The symptoms of the 2009 Novel H1N1 flu virus include fever, cough, sore throat, runny or stuffy nose, body aches, headache, chills and fatigue. A significant number of people, who have been infected with this virus, also have reported diarrhea and vomiting. Severe illness and death have occurred as a result of symptoms associated with this virus. “High risk” of serious complications include: people 65 years and older, children younger than five years of age, pregnant women, and people of any age with certain chronic medical conditions (diabetes, heart disease, asthma and kidney disease).
People infected with seasonal and 2009 Novel H1N1 flu shed virus, and may be able to infect others from 1 day before getting sick to 5 to 7 days after. This period might be extended in some people, especially children and individuals with weakened immune systems. Several tests can be used for detecting the presence of influenza viruses in respiratory specimens, including: direct antigen detection tests, virus isolation in cell cultures, and detection of influenza-specific RNA by real-time reverse transcriptasepolymerase chain reaction (rRT-PCR). The more definitive tests have their own drawbacks: Viral cultures take up to 28 days to be reported; rRT-PCR used for confirmation of Novel influenza H1N1, takes 5-7 days for the results, and comes with a hefty price tag (costing $390.00 for each specimen submitted).
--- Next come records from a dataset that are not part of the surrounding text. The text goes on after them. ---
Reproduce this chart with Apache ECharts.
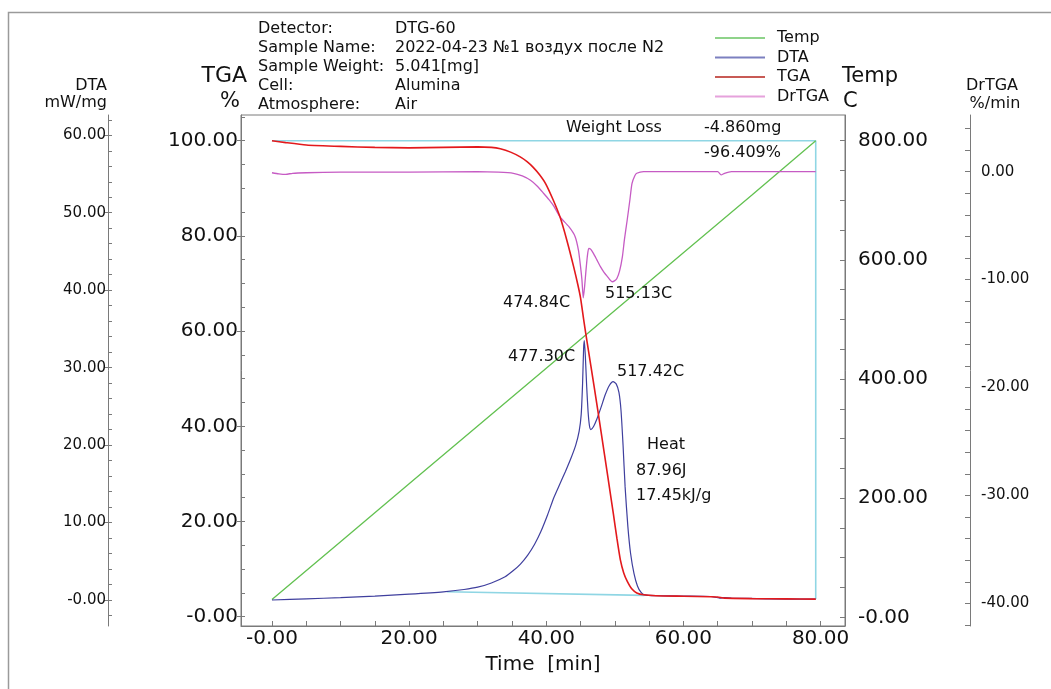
<!DOCTYPE html>
<html>
<head>
<meta charset="utf-8">
<script src="https://cdn.jsdelivr.net/npm/echarts@6/dist/echarts.min.js"></script>
<style>
html,body{margin:0;padding:0;background:#fff;}
#chart{width:1051px;height:689px;}
</style>
</head>
<body>
<div id="chart"></div>
<script>
// ---------- data (time in min) ----------
const tempPoints = [[0,30],[10,127],[20,224],[30,321],[40,418],[50,515],[60,612],[70,709],[79.3,800]];

const dtaPoints = [[0,0.0],[5,0.15],[10,0.3],[15,0.5],[20,0.75],[25,1.05],[28,1.35],[30,1.65],[32,2.2],[34,3.0],
  [35.2,3.8],[36.2,4.6],[37.3,5.8],[38.3,7.2],[39.2,8.8],[40.2,11.0],[41.1,13.2],[42.0,15.0],[42.8,16.6],
  [43.6,18.3],[44.3,20.0],[44.8,21.8],[45.1,24.0],[45.3,28.0],[45.45,32.5],[45.55,33.5],[45.7,31.5],
  [45.9,27.5],[46.1,24.3],[46.3,22.5],[46.5,22.0],[46.9,22.4],[47.4,23.4],[48.0,24.9],[48.6,26.5],
  [49.2,27.7],[49.75,28.2],[50.2,27.9],[50.6,26.8],[50.9,24.5],[51.2,20.0],[51.5,14.6],[51.9,9.5],
  [52.3,6.0],[52.8,3.4],[53.3,1.8],[53.8,1.0],[54.3,0.65],[56,0.55],[60,0.5],[64,0.45],[65.3,0.25],
  [66,0.3],[67,0.25],[72,0.15],[79.3,0.1]];

const tgaPoints = [[0,100.0],[2,99.6],[5,99.1],[10,98.8],[15,98.6],[20,98.5],[25,98.6],[30,98.7],[32,98.6],
  [33.3,98.3],[34.8,97.6],[36.2,96.6],[37.2,95.6],[38.1,94.4],[39.0,92.9],[39.9,91.0],[41.0,87.6],
  [42.0,84.0],[43.0,79.1],[44.0,73.5],[44.6,69.8],[45.0,67.0],[45.5,62.0],[46.0,57.3],[47.0,48.2],
  [48.0,38.8],[49.0,29.2],[49.8,21.5],[50.3,16.5],[50.8,12.0],[51.3,9.2],[51.8,7.5],[52.5,5.8],
  [53.2,5.0],[54.2,4.6],[56,4.4],[60,4.3],[64,4.2],[65,4.15],[66,3.9],[70,3.8],[75,3.75],[79.3,3.7]];

const drtgaPoints = [[0,-0.1],[1,-0.2],[2,-0.25],[3,-0.15],[5,-0.1],[10,-0.05],[20,-0.05],[30,0],[33,-0.05],
  [35.2,-0.15],[36.5,-0.4],[37.7,-0.8],[38.7,-1.35],[39.6,-2.0],[40.4,-2.6],[41.1,-3.2],[42.0,-4.2],
  [43.3,-5.1],[44.2,-6.0],[44.7,-7.3],[45.0,-8.8],[45.2,-10.0],[45.4,-11.7],[45.6,-10.6],[45.8,-9.1],
  [46.0,-7.8],[46.2,-7.1],[46.5,-7.2],[46.9,-7.6],[47.4,-8.2],[47.9,-8.8],[48.4,-9.3],[48.9,-9.7],
  [49.6,-10.2],[50.0,-10.1],[50.3,-9.9],[50.7,-9.2],[51.1,-7.9],[51.4,-6.3],[51.8,-4.5],[52.2,-2.6],
  [52.5,-1.1],[52.9,-0.4],[53.2,-0.15],[54.2,0],[60,0],[65,0],[65.5,-0.3],[66,-0.15],[67,0],[79.3,0]];

// weight-loss box (TGA axis) and DTA heat baseline
const weightLossBox = [[0,100],[79.3,100],[79.3,3.7]];
const dtaBaseline = [[25.5,1.07],[54.3,0.6]];

// ticks and labels
const xMajor = [0,20,40,60,80];
const xLabels = ['-0.00','20.00','40.00','60.00','80.00'];
const xMinor = [0,5,10,15,20,25,30,35,40,45,50,55,60,65,70,75,80];
const tgaMajor = [0,20,40,60,80,100];
const tgaLabels = ['-0.00','20.00','40.00','60.00','80.00','100.00'];
const tgaMinor = [0,5,10,15,20,25,30,35,40,45,50,55,60,65,70,75,80,85,90,95,100,105];
const dtaMajor = [0,10,20,30,40,50,60];
const dtaLabels = ['-0.00','10.00','20.00','30.00','40.00','50.00','60.00'];
const dtaMinor = [-2,0,2,4,6,8,10,12,14,16,18,20,22,24,26,28,30,32,34,36,38,40,42,44,46,48,50,52,54,56,58,60,62];
const tempMajor = [0,200,400,600,800];
const tempLabels = ['-0.00','200.00','400.00','600.00','800.00'];
const tempMinor = [0,50,100,150,200,250,300,350,400,450,500,550,600,650,700,750,800];
const drMajor = [0,-10,-20,-30,-40];
const drLabels = ['0.00','-10.00','-20.00','-30.00','-40.00'];
const drMinor = [4,2,0,-2,-4,-6,-8,-10,-12,-14,-16,-18,-20,-22,-24,-26,-28,-30,-32,-34,-36,-38,-40,-42];

const headerKeys = ['Detector:','Sample Name:','Sample Weight:','Cell:','Atmosphere:'];
const headerVals = ['DTG-60','2022-04-23 №1 воздух после N2','5.041[mg]','Alumina','Air'];

// ---------- chart ----------
const FONT = '"DejaVu Sans", "Liberation Sans", Arial, sans-serif';
const AX = '#7a7a7a';
const TXT = '#111';

function lookup(vals, labels){
  return function(v){
    for (let i=0;i<vals.length;i++){ if (Math.abs(vals[i]-v) < 1e-6) return labels[i]; }
    return '';
  };
}

function valueAxis(o){
  return Object.assign({
    type:'value', scale:false, splitLine:{show:false},
    axisLine:{show:true, onZero:false, lineStyle:{color:AX, width:1}},
  }, o);
}

const chart = echarts.init(document.getElementById('chart'), null, {renderer:'canvas'});

function txt(x, y, s, size, align){
  return {type:'text', x:x, y:y, silent:true, z:100,
    style:{text:s, fontSize:size, fontFamily:FONT, fill:TXT, align:align||'left', verticalAlign:'middle'}};
}

const graphics = [
  {type:'rect', shape:{x:8.5, y:12.5, width:1100, height:720}, style:{fill:'none', stroke:'#9a9a9a', lineWidth:1.5}, silent:true, z:0},
  // axis titles
  txt(107, 86, 'DTA', 16, 'right'),
  txt(107, 103, 'mW/mg', 16, 'right'),
  txt(247, 76, 'TGA', 22, 'right'),
  txt(240, 102, '%', 21, 'right'),
  txt(842, 77, 'Temp', 21, 'left'),
  txt(843, 102, 'C', 21, 'left'),
  txt(992, 86, 'DrTGA', 16, 'center'),
  txt(995, 104, '%/min', 16, 'center'),
  // annotations
  txt(566, 128, 'Weight Loss', 16, 'left'),
  txt(704, 128, '-4.860mg', 16, 'left'),
  txt(704, 153, '-96.409%', 16, 'left'),
  txt(503, 303, '474.84C', 16, 'left'),
  txt(605, 294, '515.13C', 16, 'left'),
  txt(508, 357, '477.30C', 16, 'left'),
  txt(617, 372, '517.42C', 16, 'left'),
  txt(647, 445, 'Heat', 16, 'left'),
  txt(636, 471, '87.96J', 16, 'left'),
  txt(636, 496, '17.45kJ/g', 16, 'left')
];
headerKeys.forEach(function(k,i){
  graphics.push(txt(258, 28.5 + i*19.2, k, 16, 'left'));
  graphics.push(txt(395, 28.5 + i*19.2, headerVals[i], 16, 'left'));
});

const lineSeries = function(name, data, yIdx, color, width, z, smooth){
  return {name:name, type:'line', data:data, xAxisIndex:0, yAxisIndex:yIdx, showSymbol:false, symbol:'none',
    smooth:smooth, clip:false, z:z||2, silent:true,
    lineStyle:{color:color, width:width}, itemStyle:{color:color}};
};

const option = {
  animation:false,
  backgroundColor:'#fff',
  textStyle:{fontFamily:FONT},
  grid:{left:241, right:206, top:115, bottom:63, show:true, borderColor:AX, borderWidth:1,
        containLabel:false, outerBoundsMode:'none'},
  legend:{
    orient:'vertical', left:710, top:24, itemWidth:50, itemHeight:2, itemGap:1.5, icon:'rect',
    textStyle:{fontFamily:FONT, fontSize:16, color:TXT, lineHeight:18, padding:[0,0,0,7]},
    selectedMode:false,
    data:[
      {name:'Temp', itemStyle:{color:'#8fd38a'}},
      {name:'DTA', itemStyle:{color:'#7c80c0'}},
      {name:'TGA', itemStyle:{color:'#c85a55'}},
      {name:'DrTGA', itemStyle:{color:'#e6a2dc'}}
    ]
  },
  xAxis:[valueAxis({
    position:'bottom', min:-4.52, max:83.57,
    axisTick:{show:true, inside:true, length:5, customValues:xMinor, lineStyle:{color:AX}},
    axisLabel:{show:true, customValues:xMajor, formatter:lookup(xMajor,xLabels), fontSize:20, color:TXT, margin:3, fontFamily:FONT},
    name:'Time  [min]', nameLocation:'middle', nameGap:29,
    nameTextStyle:{fontSize:20, color:TXT, fontFamily:FONT}
  })],
  yAxis:[
    valueAxis({ // 0 TGA
      position:'left', offset:0, min:-1.95, max:105.4,
      axisTick:{show:true, inside:true, length:4, customValues:tgaMinor, lineStyle:{color:AX}},
      axisLabel:{show:true, customValues:tgaMajor, formatter:lookup(tgaMajor,tgaLabels), fontSize:20, color:TXT, margin:3, fontFamily:FONT}
    }),
    valueAxis({ // 1 DTA
      position:'left', offset:133, min:-3.36, max:62.62,
      axisTick:{show:true, inside:true, length:4, customValues:dtaMinor, lineStyle:{color:AX}},
      axisLabel:{show:true, customValues:dtaMajor, formatter:lookup(dtaMajor,dtaLabels), fontSize:15, color:TXT, margin:2, fontFamily:FONT}
    }),
    valueAxis({ // 2 Temp
      position:'right', offset:0, min:-14.6, max:843.1,
      axisTick:{show:true, inside:true, length:5, customValues:tempMinor, lineStyle:{color:AX}},
      axisLabel:{show:true, customValues:tempMajor, formatter:lookup(tempMajor,tempLabels), fontSize:20, color:TXT, margin:13, fontFamily:FONT}
    }),
    valueAxis({ // 3 DrTGA
      position:'right', offset:125, min:-42.1, max:5.25,
      axisTick:{show:true, inside:true, length:5, customValues:drMinor, lineStyle:{color:AX}},
      axisLabel:{show:true, customValues:drMajor, formatter:lookup(drMajor,drLabels), fontSize:15, color:TXT, margin:11, fontFamily:FONT}
    }),
    valueAxis({ // 4 TGA major outward ticks
      position:'left', offset:0, min:-1.95, max:105.4,
      axisLine:{show:false, onZero:false},
      axisTick:{show:true, inside:false, length:4, customValues:tgaMajor, lineStyle:{color:AX}},
      axisLabel:{show:false}
    }),
    valueAxis({ // 5 DTA major outward ticks
      position:'left', offset:133, min:-3.36, max:62.62,
      axisLine:{show:false, onZero:false},
      axisTick:{show:true, inside:false, length:4, customValues:dtaMajor, lineStyle:{color:AX}},
      axisLabel:{show:false}
    })
  ],
  series:[
    lineSeries('Temp', tempPoints, 2, '#62c150', 1.3, 3, false),
    lineSeries('DTA', dtaPoints, 1, '#3f3f9e', 1.2, 4, 0.2),
    lineSeries('TGA', tgaPoints, 0, '#e3191c', 1.6, 5, 0.2),
    lineSeries('DrTGA', drtgaPoints, 3, '#c65bc4', 1.3, 4, 0.2),
    {name:'wlbox', type:'line', data:weightLossBox, xAxisIndex:0, yAxisIndex:0, showSymbol:false, symbol:'none',
      silent:true, z:1, lineStyle:{color:'#8fd6e4', width:1.6}},
    {name:'dtabase', type:'line', data:dtaBaseline, xAxisIndex:0, yAxisIndex:1, showSymbol:false, symbol:'none',
      silent:true, z:1, lineStyle:{color:'#8fd6e4', width:1.6}}
  ],
  graphic:graphics
};
chart.setOption(option);
</script>
</body>
</html>
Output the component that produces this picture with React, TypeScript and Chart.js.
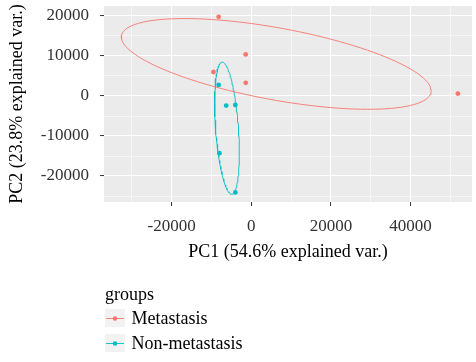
import React, { useEffect, useRef } from "react";
import { Chart, registerables } from "chart.js";
Chart.register(...registerables);

// ---- data ----
const groupNames = ["Metastasis", "Non-metastasis"];
const groupColors = ["#F8766D", "#00BFC4"];
const metX = [-8200, -9500, -1400, -1400, 51900];
const metY = [19800, 6000, 10400, 3300, 600];
const nonX = [-8200, -6300, -4000, -8000, -4000];
const nonY = [2750, -2400, -2250, -14300, -24100];
const xRange = [-37000, 55450];
const yRange = [-26500, 22500];
const xMajorTicks = [-20000, 0, 20000, 40000];
const xMinorTicks = [-30000, -10000, 10000, 30000, 50000];
const yMajorTicks = [-20000, -10000, 0, 10000, 20000];
const yMinorTicks = [-25000, -15000, -5000, 5000, 15000];
const xTitle = "PC1 (54.6% explained var.)";
const yTitle = "PC2 (23.8% explained var.)";
const legendTitle = "groups";
const ellipseProb = 0.68;

const FONT = "'Liberation Serif', 'Times New Roman', serif";

function ellipse(xs: number[], ys: number[]) {
  const n = xs.length;
  const mx = xs.reduce((a, b) => a + b, 0) / n;
  const my = ys.reduce((a, b) => a + b, 0) / n;
  let sxx = 0, syy = 0, sxy = 0;
  for (let i = 0; i < n; i++) {
    const dx = xs[i] - mx, dy = ys[i] - my;
    sxx += dx * dx; syy += dy * dy; sxy += dx * dy;
  }
  sxx /= n - 1; syy /= n - 1; sxy /= n - 1;
  const a = Math.sqrt(sxx);
  const b = sxy / a;
  const c = Math.sqrt(Math.max(syy - b * b, 0));
  const ed = Math.sqrt(-2 * Math.log(1 - ellipseProb));
  const pts: { x: number; y: number }[] = [];
  const N = 120;
  for (let k = 0; k <= N; k++) {
    const t = -Math.PI + (2 * Math.PI * k) / N;
    const ct = Math.cos(t), st = Math.sin(t);
    pts.push({ x: mx + ed * ct * a, y: my + ed * (ct * b + st * c) });
  }
  return pts;
}

const toPts = (xs: number[], ys: number[]) => xs.map((x, i) => ({ x, y: ys[i] }));

const bgPlugin = {
  id: "panelBg",
  beforeDraw(chart: any) {
    const { ctx, chartArea } = chart;
    ctx.save();
    ctx.fillStyle = "#EBEBEB";
    ctx.fillRect(chartArea.left, chartArea.top, chartArea.right - chartArea.left, chartArea.bottom - chartArea.top);
    ctx.restore();
  },
};

const legendPlugin = {
  id: "ggLegend",
  afterDraw(chart: any) {
    const ctx = chart.ctx;
    ctx.save();
    ctx.font = `18px ${FONT}`;
    ctx.fillStyle = "#000";
    ctx.textBaseline = "middle";
    ctx.textAlign = "left";
    ctx.fillText(legendTitle, 105, 295);
    const centers = [318, 343];
    groupNames.forEach((name, i) => {
      const cy = centers[i];
      ctx.fillStyle = "#F2F2F2";
      ctx.fillRect(105, cy - 9, 20, 18);
      ctx.strokeStyle = groupColors[i];
      ctx.lineWidth = 0.9;
      ctx.beginPath();
      ctx.moveTo(106, cy + 0.5);
      ctx.lineTo(124, cy + 0.5);
      ctx.stroke();
      ctx.fillStyle = groupColors[i];
      ctx.beginPath();
      ctx.arc(115, cy + 0.5, 2.3, 0, Math.PI * 2);
      ctx.fill();
      ctx.fillStyle = "#000";
      ctx.font = `18px ${FONT}`;
      ctx.fillText(name, 131.5, cy + 1);
    });
    ctx.restore();
  },
};

const zeroPad = (s: any) => {
  s.paddingTop = 0;
  s.paddingBottom = 0;
  s.paddingLeft = 0;
  s.paddingRight = 0;
};

export default function App() {
  const ref = useRef<HTMLCanvasElement>(null);
  useEffect(() => {
    if (!ref.current) return;
    const isMajorX = (v: number) => xMajorTicks.includes(v);
    const isMajorY = (v: number) => yMajorTicks.includes(v);
    const chart = new Chart(ref.current, {
      type: "scatter",
      data: {
        datasets: [
          {
            label: "ell-met",
            data: ellipse(metX, metY),
            showLine: true,
            borderColor: groupColors[0],
            borderWidth: 0.9,
            pointRadius: 0,
            tension: 0,
          } as any,
          {
            label: "ell-non",
            data: ellipse(nonX, nonY),
            showLine: true,
            borderColor: groupColors[1],
            borderWidth: 0.9,
            pointRadius: 0,
            tension: 0,
          } as any,
          {
            label: groupNames[0],
            data: toPts(metX, metY),
            pointRadius: 2.4,
            pointBackgroundColor: groupColors[0],
            pointBorderWidth: 0,
            borderColor: groupColors[0],
          },
          {
            label: groupNames[1],
            data: toPts(nonX, nonY),
            pointRadius: 2.4,
            pointBackgroundColor: groupColors[1],
            pointBorderWidth: 0,
            borderColor: groupColors[1],
          },
        ],
      },
      options: {
        animation: false,
        responsive: false,
        events: [],
        layout: { padding: { left: 0, top: 6, right: 0, bottom: 99 } },
        plugins: { legend: { display: false }, tooltip: { enabled: false } },
        scales: {
          x: {
            type: "linear",
            min: xRange[0],
            max: xRange[1],
            border: { display: false },
            afterBuildTicks: (s: any) => {
              s.ticks = [...xMajorTicks, ...xMinorTicks].sort((a, b) => a - b).map((v) => ({ value: v }));
            },
            grid: {
              color: "#FFFFFF",
              lineWidth: (c: any) => (c.tick && isMajorX(c.tick.value) ? 1.1 : 0.55),
              tickColor: (c: any) => (c.tick && isMajorX(c.tick.value) ? "#333333" : "rgba(0,0,0,0)"),
              tickWidth: 1,
              tickLength: 4,
            },
            ticks: {
              autoSkip: false,
              maxRotation: 0,
              padding: 10,
              color: "#333333",
              font: { family: FONT, size: 17 },
              callback: (v: any) => (isMajorX(Number(v)) ? String(v) : ""),
            },
            title: {
              display: true,
              text: xTitle,
              color: "#000",
              font: { family: FONT, size: 18 },
              padding: { top: 0, bottom: 0 },
            },
            afterFit: (s: any) => {
              s.height = 61;
              zeroPad(s);
            },
          },
          y: {
            type: "linear",
            min: yRange[0],
            max: yRange[1],
            border: { display: false },
            afterBuildTicks: (s: any) => {
              s.ticks = [...yMajorTicks, ...yMinorTicks].sort((a, b) => a - b).map((v) => ({ value: v }));
            },
            grid: {
              color: "#FFFFFF",
              lineWidth: (c: any) => (c.tick && isMajorY(c.tick.value) ? 1.1 : 0.55),
              tickColor: (c: any) => (c.tick && isMajorY(c.tick.value) ? "#333333" : "rgba(0,0,0,0)"),
              tickWidth: 1,
              tickLength: 4,
            },
            ticks: {
              autoSkip: false,
              padding: 11,
              color: "#333333",
              font: { family: FONT, size: 17 },
              callback: (v: any) => (isMajorY(Number(v)) ? String(v) : ""),
            },
            title: {
              display: true,
              text: yTitle,
              color: "#000",
              font: { family: FONT, size: 18 },
              padding: { top: 6, bottom: 0 },
            },
            afterFit: (s: any) => {
              s.width = 104;
              zeroPad(s);
            },
          },
        },
      } as any,
      plugins: [bgPlugin, legendPlugin],
    });
    return () => chart.destroy();
  }, []);
  return (
    <div style={{ position: "absolute", left: 0, top: 0, width: 476, height: 362, background: "#fff" }}>
      <canvas ref={ref} width={476} height={362} style={{ display: "block" }} />
    </div>
  );
}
The CDC in its presentation to healthcare professionals is not recommending rRT-PCR be used in front line screening of individuals and should only be used for surveillance purposes and in some very special situations.
Rapid Influenza Diagnostic Test serves as a rapid frontline screen assay; it is an antigen detection test that detects influenza nucleoprotein antigen. Although this test can detect and distinguish between influenza A and B virus, it cannot distinguish between influenza A-subtypes. Several factors play an important role in the performance of the rapid test, such as the age of the patient (younger patients tend to secrete more influenza virus), and the length of the time the specimen is taken after onset of symptoms. Few comparisons have been done between rapid influenza testing and RT-PCR.
Based on those comparisons, the sensitivity of these tests ranges were from 10-70%. The assay we use has been shown to detect the influenza A/California/04/2009, A/ Auckland/1/2009 and A/Auckland/3/2009 (H1N1) influenza viruses of swine lineage cultured from a positive human specimen. Accepted samples are nasal wash/aspirates, and nasopharyngeal and/or nasal swabs. Specimens can be held at 2-4°C for up to 24 hours prior to testing; results are reported the same day.